Addendum: rsample
tidymodels is a fairly new companion collection of
packages to tidyverse. The vision, as I understand it, is
that tidymodels will eventually replace
modelr.
One of the tidymodels packages, rsample,
provides some of the same (re)sampling tools that modelr
provides. I stuck with modelr in the bootstrapping reading
because the functionality provided by rsample is more
flexible than we really need and I didn’t want to obscure the main point
without more programming-related technicalities. But, if you’d like to
understand how rsample works, here are some brief notes to
get you going. First of all, install the package:
install.packages("rsample")Here’s a toy tibble to get things going. It has just one column, containing the numbers 1 through 6.
df <- tibble(x = 1:6)The role of the modelr object type “resample” is played
by the rsample object type “rsplit.” To construct an rsplit
object, the basic constructor is make_split. This function
takes two arguments: the first is a named list of the form
list(analysis = ..., assessment = ...)where both ... are lists of integers, and the second is
the tibble.
For example:
library(rsample)
indices <- list(analysis = 1:3, assessment = 4:6)

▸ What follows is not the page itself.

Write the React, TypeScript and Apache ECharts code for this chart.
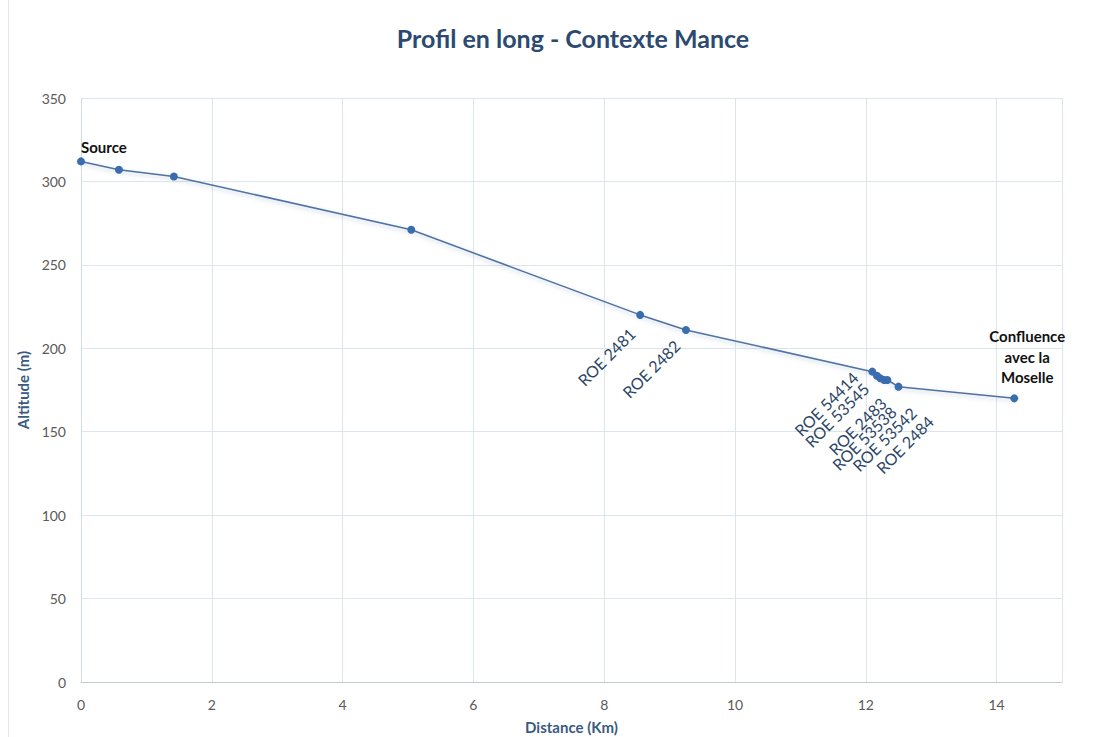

split <- make_split(indices, df)This creates an rsplit object named split which contains
(pointers to) rows 1 through 3 in its “analysis group” and (pointers to)
rows 4 through 6 in its “assessment group.” As far as we’re concerned in
this class, the assessment group is irrelevant. If you run
as_tibble(split), you’ll get a tibble that just contains
rows 1 through 3.
Note. If you really want to specify which group to make a
tibble out of, you can run as_tibble(analysis(split)) and
as_tibble(assessment(split)).
There is no dedicated rsample function that takes a
single resample with replacement (ie, a function analogous to
modelr::resample_bootstrap), but we can recreate this
functionality as follows:
resample_bootstrap = function(df) {
seq(nrow(df)) %>%
sample(nrow(df), replace = TRUE) %>%
as_mapper(~ list(analysis = ., assessment = setdiff(seq(nrow(df)), .)))() %>%
make_splits(df)
}
as_tibble(resample_bootstrap(df))There is a built-in rsample function which takes
multiple bootstrap resamples, analogous to
modelr::bootstrap. It is the function
bootstraps (note the extra s in the name).
resamples <- bootstraps(df, times = 100)With this understanding, you should now be able to go through the
bootstrapping reading using rsample in place of
modelr.